++++ PROVIDED MATERIAL ++++
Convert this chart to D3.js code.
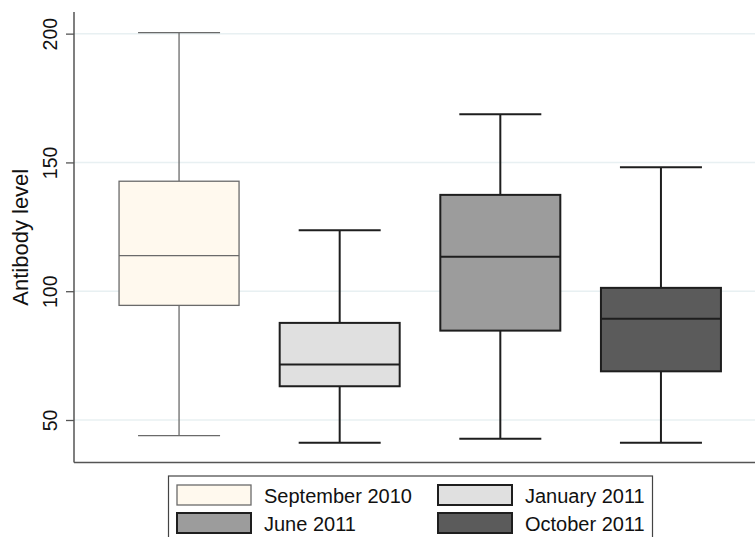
<html>
<head>
<meta charset="utf-8"/>
<script src="https://d3js.org/d3.v7.min.js"></script>
<style type="text/css">
body {
  margin: 0;
  overflow: hidden;
  background: #fff;
  font-family: "Liberation Sans", Arial, Helvetica, sans-serif;
}
</style>
</head>
<body>
<div id="v"></div>
<script type="text/javascript">
// box plot summaries
var categories   = ["September 2010", "January 2011", "June 2011", "October 2011"];
var lowWhisker   = [43.9, 41.2, 42.7, 41.2];
var q1           = [94.5, 63.1, 84.7, 68.9];
var median       = [113.8, 71.5, 113.4, 89.3];
var q3           = [142.7, 87.7, 137.4, 101.3];
var highWhisker  = [200.4, 123.7, 168.7, 148.1];
var yTicks       = [50, 100, 150, 200];

var fills   = ["#fff9ee", "#e0e0e0", "#9c9c9c", "#5b5b5b"];
var strokes = ["#6a6a6a", "#1e1e1e", "#1e1e1e", "#1e1e1e"];
var widths  = [1.3, 2, 2, 2];

var width = 755, height = 537;
var svg = d3.select("#v").append("svg")
  .attr("width", width)
  .attr("height", height);

var y = d3.scaleLinear().domain([33.5, 208.4]).range([462.5, 12]);
var x = d3.scalePoint().domain(categories).range([74, 766]).padding(0.654);
var boxW = 120, capW = 82;

// grid
svg.append("g").selectAll("line")
  .data(yTicks).enter()
  .append("line")
  .attr("x1", 74).attr("x2", width)
  .attr("y1", function(d) { return y(d); })
  .attr("y2", function(d) { return y(d); })
  .attr("stroke", "#e8f0f2")
  .attr("stroke-width", 1.5);

// y axis
var yAxis = svg.append("g")
  .attr("transform", "translate(74,0)")
  .call(d3.axisLeft(y).tickValues(yTicks).tickSize(8).tickPadding(0).tickFormat(d3.format("d")));
yAxis.select(".domain").remove();
yAxis.selectAll(".tick line").attr("stroke", "#555").attr("stroke-width", 1.3);
yAxis.selectAll(".tick text")
  .attr("font-size", 19.5)
  .attr("fill", "#111")
  .attr("font-family", "Liberation Sans, Arial, sans-serif")
  .attr("x", 0).attr("dy", 0)
  .attr("text-anchor", "middle")
  .attr("transform", "translate(-17,0) rotate(-90)");

// axis lines
svg.append("line").attr("x1", 74).attr("x2", 74).attr("y1", 12).attr("y2", 462.5)
  .attr("stroke", "#555").attr("stroke-width", 1.5);
svg.append("line").attr("x1", 74).attr("x2", width).attr("y1", 462.5).attr("y2", 462.5)
  .attr("stroke", "#555").attr("stroke-width", 1.5);

// y title
svg.append("text")
  .attr("transform", "translate(28," + ((12 + 462.5) / 2) + ") rotate(-90)")
  .attr("text-anchor", "middle")
  .attr("font-size", 22)
  .attr("fill", "#111")
  .text("Antibody level");

// boxes
var boxes = svg.append("g").selectAll("g.box")
  .data(categories).enter()
  .append("g")
  .attr("class", "box")
  .attr("stroke", function(d, i) { return strokes[i]; })
  .attr("stroke-width", function(d, i) { return widths[i]; });

// whiskers
boxes.append("line")
  .attr("x1", function(d) { return x(d); }).attr("x2", function(d) { return x(d); })
  .attr("y1", function(d, i) { return y(highWhisker[i]); })
  .attr("y2", function(d, i) { return y(q3[i]); });
boxes.append("line")
  .attr("x1", function(d) { return x(d); }).attr("x2", function(d) { return x(d); })
  .attr("y1", function(d, i) { return y(q1[i]); })
  .attr("y2", function(d, i) { return y(lowWhisker[i]); });
boxes.append("line")
  .attr("x1", function(d) { return x(d) - capW / 2; }).attr("x2", function(d) { return x(d) + capW / 2; })
  .attr("y1", function(d, i) { return y(highWhisker[i]); })
  .attr("y2", function(d, i) { return y(highWhisker[i]); });
boxes.append("line")
  .attr("x1", function(d) { return x(d) - capW / 2; }).attr("x2", function(d) { return x(d) + capW / 2; })
  .attr("y1", function(d, i) { return y(lowWhisker[i]); })
  .attr("y2", function(d, i) { return y(lowWhisker[i]); });

boxes.append("rect")
  .attr("x", function(d) { return x(d) - boxW / 2; })
  .attr("width", boxW)
  .attr("y", function(d, i) { return y(q3[i]); })
  .attr("height", function(d, i) { return y(q1[i]) - y(q3[i]); })
  .attr("fill", function(d, i) { return fills[i]; });
boxes.append("line")
  .attr("x1", function(d) { return x(d) - boxW / 2; }).attr("x2", function(d) { return x(d) + boxW / 2; })
  .attr("y1", function(d, i) { return y(median[i]); })
  .attr("y2", function(d, i) { return y(median[i]); });

// legend
var legend = svg.append("g");
legend.append("rect")
  .attr("x", 168.5).attr("y", 476)
  .attr("width", 484).attr("height", 80)
  .attr("fill", "#fff")
  .attr("stroke", "#444")
  .attr("stroke-width", 1.2);

var colX = [177, 438], rowY = [485, 513];
var items = legend.selectAll("g.item")
  .data(categories).enter()
  .append("g")
  .attr("class", "item")
  .attr("transform", function(d, i) { return "translate(" + colX[i % 2] + "," + rowY[Math.floor(i / 2)] + ")"; });
items.append("rect")
  .attr("width", 74).attr("height", 20)
  .attr("fill", function(d, i) { return fills[i]; })
  .attr("stroke", function(d, i) { return strokes[i]; })
  .attr("stroke-width", function(d, i) { return widths[i]; });
items.append("text")
  .attr("x", 87).attr("y", 17.5)
  .attr("font-size", 20)
  .attr("fill", "#111")
  .text(function(d) { return d; });
</script>
</body>
</html>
++++
THE REQUEST »
Every line from the start of the listing above through the line with "[1.3, 2, 2, 2];" should be repeated exactly; skip the pictures and add nothing else.

EXERCISE RESPONSE »
Convert this chart to D3.js code.
<html>
<head>
<meta charset="utf-8"/>
<script src="https://d3js.org/d3.v7.min.js"></script>
<style type="text/css">
body {
  margin: 0;
  overflow: hidden;
  background: #fff;
  font-family: "Liberation Sans", Arial, Helvetica, sans-serif;
}
</style>
</head>
<body>
<div id="v"></div>
<script type="text/javascript">
// box plot summaries
var categories   = ["September 2010", "January 2011", "June 2011", "October 2011"];
var lowWhisker   = [43.9, 41.2, 42.7, 41.2];
var q1           = [94.5, 63.1, 84.7, 68.9];
var median       = [113.8, 71.5, 113.4, 89.3];
var q3           = [142.7, 87.7, 137.4, 101.3];
var highWhisker  = [200.4, 123.7, 168.7, 148.1];
var yTicks       = [50, 100, 150, 200];

var fills   = ["#fff9ee", "#e0e0e0", "#9c9c9c", "#5b5b5b"];
var strokes = ["#6a6a6a", "#1e1e1e", "#1e1e1e", "#1e1e1e"];
var widths  = [1.3, 2, 2, 2];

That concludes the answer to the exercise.